The need to stand up

For Williams, rights and responsibilities go hand in hand.

“For me, being responsible means working together with others to contribute to making the world a better place for us all,” she wrote.

“We are always ready to talk about our rights, but less aware of the importance of understanding and acting on our responsibilities as citizens at the community, state, national, and international levels,” she wrote in an email.

“There are many ways to contribute - many issues to work on,” Williams wrote. “But the point is if we just worry about issues and do nothing to bring about change, our worrying is completely irrelevant.”

And people don't have to be Martin Luther King, Jr. or Rosa Parks. They can be anyone, she said.

“There's nothing magic about participating in making change,” Williams said. “It's about getting off our royal butts.”

Sitting, talking, complaining are not strategies for change, she said.

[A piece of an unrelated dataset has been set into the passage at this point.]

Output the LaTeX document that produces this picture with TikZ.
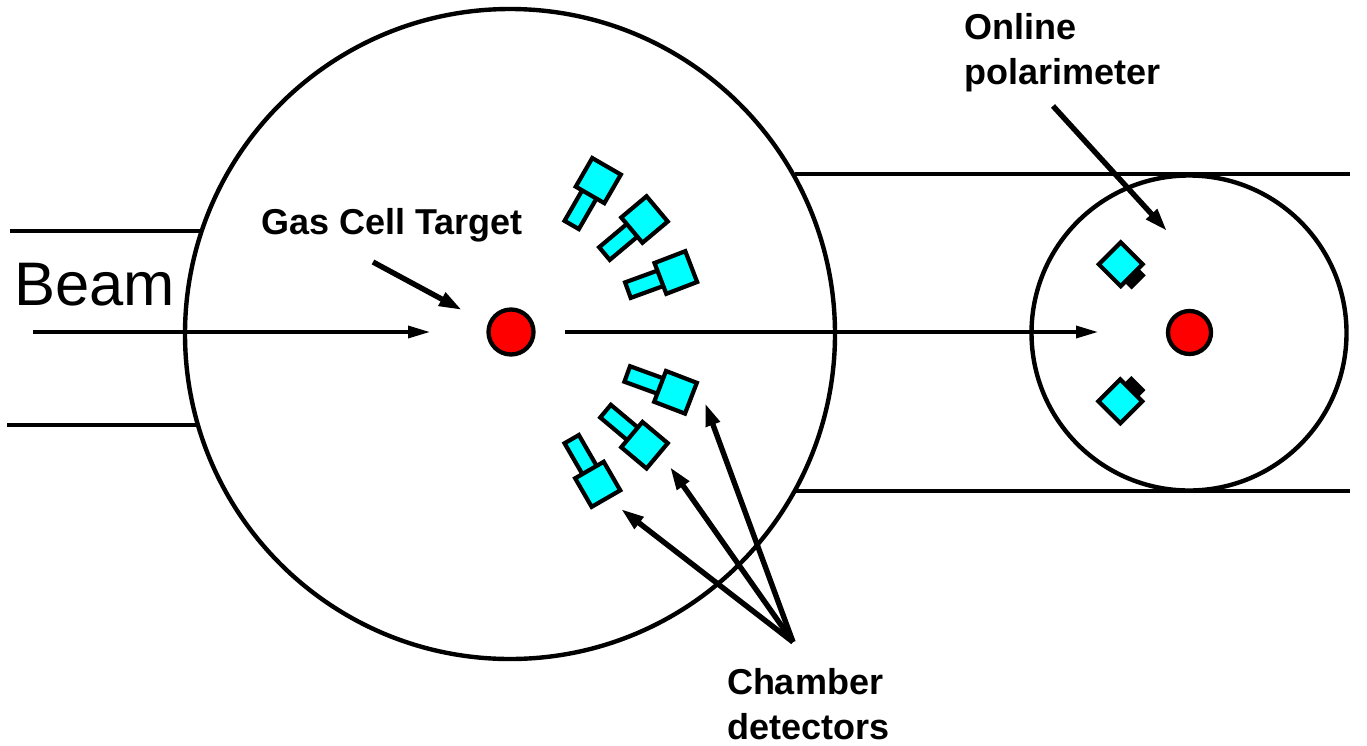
\documentclass[tikz,border=0pt]{standalone}
\usepackage{fontspec}
\setmainfont{Liberation Sans}
\usetikzlibrary{arrows.meta}
\definecolor{detcyan}{RGB}{0,255,255}
\tikzset{
  x=1pt,y=-1pt,
  ring/.style={circle,draw=black,line width=4.4pt,inner sep=0pt,outer sep=0pt},
  redcell/.style={circle,draw=black,line width=4.3pt,fill=red,inner sep=0pt,outer sep=0pt,minimum size=45pt},
  head/.style={rectangle,draw=black,line width=4.2pt,fill=detcyan,inner sep=0pt,outer sep=0pt,minimum size=33pt},
  stem/.style={rectangle,draw=black,line width=4.2pt,fill=detcyan,inner sep=0pt,outer sep=0pt,minimum width=44pt,minimum height=16.5pt},
  polhead/.style={rectangle,draw=black,line width=4.2pt,fill=detcyan,inner sep=0pt,outer sep=0pt,minimum size=31pt,rotate=45},
  polback/.style={rectangle,fill=black,inner sep=0pt,outer sep=0pt,minimum width=20pt,minimum height=16pt},
  wall/.style={line width=3.8pt},
  beamline/.style={line width=3.4pt,-{Triangle[length=22pt,width=12pt]}},
  pointer/.style={line width=5.4pt,-{Triangle[length=23pt,width=14pt]}},
  lab/.style={font=\fontsize{36}{36}\selectfont\bfseries,inner sep=0pt,outer sep=0pt},
}
\begin{document}
\begin{tikzpicture}
\useasboundingbox (0,0) rectangle (1367,745);
% beam pipes
\coordinate (p1a) at (10,231);\coordinate (p1b) at (203,231);
\coordinate (p2a) at (7,425);\coordinate (p2b) at (197,425);
\coordinate (p3a) at (795,174);\coordinate (p3b) at (1350,174);
\coordinate (p4a) at (795,491);\coordinate (p4b) at (1350,491);
\draw[wall] (p1a) -- (p1b);
\draw[wall] (p2a) -- (p2b);
\draw[wall] (p3a) -- (p3b);
\draw[wall] (p4a) -- (p4b);
% chambers
\node[ring,minimum size=650pt] (chamber) at (510,334) {};
\node[ring,minimum size=315pt] (polchamber) at (1189,333) {};
% targets
\node[redcell,minimum size=45pt] (target) at (511,332) {};
\node[redcell,minimum size=43pt] (poltarget) at (1189.5,332.5) {};
% detectors
\node[stem,rotate=60] (s1) at (582.7,205.9) {};
\node[head,rotate=60] (d1) at (598.3,180.6) {};
\node[stem,rotate=40] (s2) at (621.3,239.4) {};
\node[head,rotate=40] (d2) at (644.5,219.5) {};
\node[stem,rotate=20] (s3) at (648.6,282.6) {};
\node[head,rotate=21] (d3) at (675.8,272.5) {};
\node[stem,rotate=-20] (s4) at (647.9,381.5) {};
\node[head,rotate=-21] (d4) at (675.5,392.3) {};
\node[stem,rotate=-40] (s5) at (622.4,425.3) {};
\node[head,rotate=-40] (d5) at (644.5,445.2) {};
\node[stem,rotate=-60] (s6) at (582.7,458.2) {};
\node[head,rotate=-60] (d6) at (597.7,484.3) {};
% polarimeter detectors
\node[polback,rotate=45] (b1) at (1133,276.7) {};
\node[polhead] (q1) at (1120.7,264.3) {};
\node[polback,rotate=-45] (b2) at (1132.7,388.7) {};
\node[polhead] (q2) at (1120.3,401.3) {};
% beam arrows
\coordinate (a1) at (33,332);\coordinate (a2) at (430,332);
\coordinate (a3) at (565,332);\coordinate (a4) at (1098,332);
\draw[beamline] (a1) -- (a2);
\draw[beamline] (a3) -- (a4);
% labels
\node[font=\fontsize{61.5}{62}\selectfont,inner sep=0pt,outer sep=0pt,anchor=base west] (beam) at (14,305) {Beam};
\node[lab,anchor=base west] (gas) at (261,234) {Gas Cell Target};
\node[lab,anchor=base west] (on1) at (964,39) {Online};
\node[lab,anchor=base west] (on2) at (964,84) {polarimeter};
\node[lab,anchor=base west] (ch1) at (727,694) {Chamber};
\node[lab,anchor=base west] (ch2) at (727,739) {detectors};
% pointers
\coordinate (g1) at (373,262);\coordinate (g2) at (462,310);
\coordinate (o1) at (1053,106);\coordinate (o2) at (1167,231);
\coordinate (c0) at (793,642);
\coordinate (c1) at (705,403);\coordinate (c2) at (670,467);\coordinate (c3) at (621,509);
\draw[pointer] (g1) -- (g2);
\draw[pointer] (o1) -- (o2);
\draw[pointer] (c0) -- (c1);
\draw[pointer] (c0) -- (c2);
\draw[pointer] (c0) -- (c3);
\end{tikzpicture}
\end{document}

Especially if the complaining about an issue is about feeling superior to people who don't think about an issue.

Imagine what would happen if every person volunteered on a project they were passionate about two hours a month, Williams asked.

“It truly doesn't matter how you feel, unless you turn that feeling into a positive action for change,” said Williams. “In my own activism, I've used reasoning and logic, humor, fear, shaming, and other such tools and methods to help bring about change. The challenge is knowing when and where each or a combination would be the most effective.”